Recordkeeping Violations

Title II of the LMRDA establishes certain reporting and recordkeeping requirements. Section 206 requires, among other things, that labor organizations maintain adequate records for at least five years by which each receipt and disbursement of funds, as well as all account balances, can be verified, explained, and clarified. As a general rule, labor organizations must maintain all records used or received in the course of union business.

For disbursements, this includes not only original bills, invoices, receipts, vouchers, and applicable resolutions, but also documentation showing the nature of the union business requiring the disbursement, the goods or services received, and the identity of the recipient(s) of the goods or services. In most instances, this documentation requirement can be satisfied with a sufficiently descriptive expense receipt or invoice. If an expense receipt is not sufficiently descriptive, a union officer or employee should write a note on it providing the additional information. For money it receives, the labor organization must keep at least one record showing the date, amount, purpose, and source of that money. The labor organization must also retain bank records for all accounts.








The audit of Local 17’s 2010 records revealed the following recordkeeping violations:

1. General Reimbursed, Credit Card, and PAC Expenses


Local 17 did not retain adequate documentation for general reimbursed and credit card expenses incurred by union officers totaling at least $14,000.00. For example, the union did not have any supporting documentation for disbursements on check # to President Brian Glynn for $1550.92 and check #to MasterCard for expenses at Home Depot in the amount of $2062.84. In addition, Local 17 did not maintain any supporting documentation for disbursements from the union’s PAC Fund totaling at least $40,000.00, including a disbursement on check #for $3500.00 to Citizens for Edward Acevedo and a disbursement on check # for $1000.00 to Citizens for Moreno.
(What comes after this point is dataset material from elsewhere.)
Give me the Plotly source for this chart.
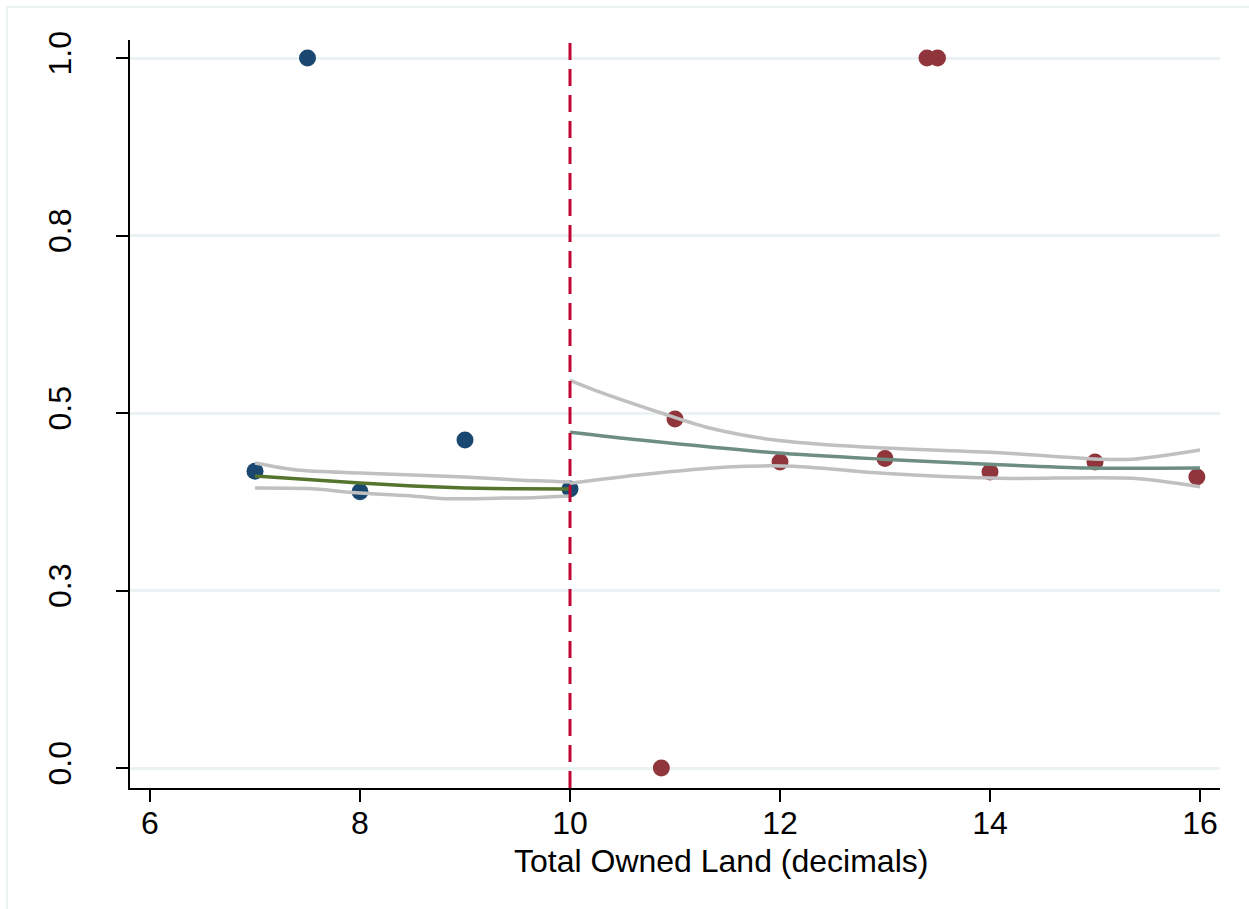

As noted above, labor organizations must retain original receipts, bills, vouchers, or other supporting documentation for all disbursements. The president and treasurer (or corresponding principal officers) of your union, who are required to sign your union’s LM report, are responsible for properly maintaining union records.

2. PAC Disbursements Not Recorded in Meeting Minutes

The minutes of the union meetings do not contain any references to approve disbursements from the union’s PAC Fund. Article XXI of the union’s Constitution and Bylaws requires all disbursements of local union funds to be authorized by motion of the local union. Minutes of the membership or executive board meetings must report any disbursement authorizations as required by the Constitution and Bylaws.

Based on your assurance that Local 17 will retain adequate documentation in the future, OLMS will take no further enforcement action at this time regarding the above violations.

I want to extend my personal appreciation to Insulators Local 17 for the cooperation and courtesy extended during this compliance audit. I strongly recommend that you make sure this letter and the compliance assistance materials provided to you are passed on to future officers. If we can provide any additional assistance, please do not hesitate to call.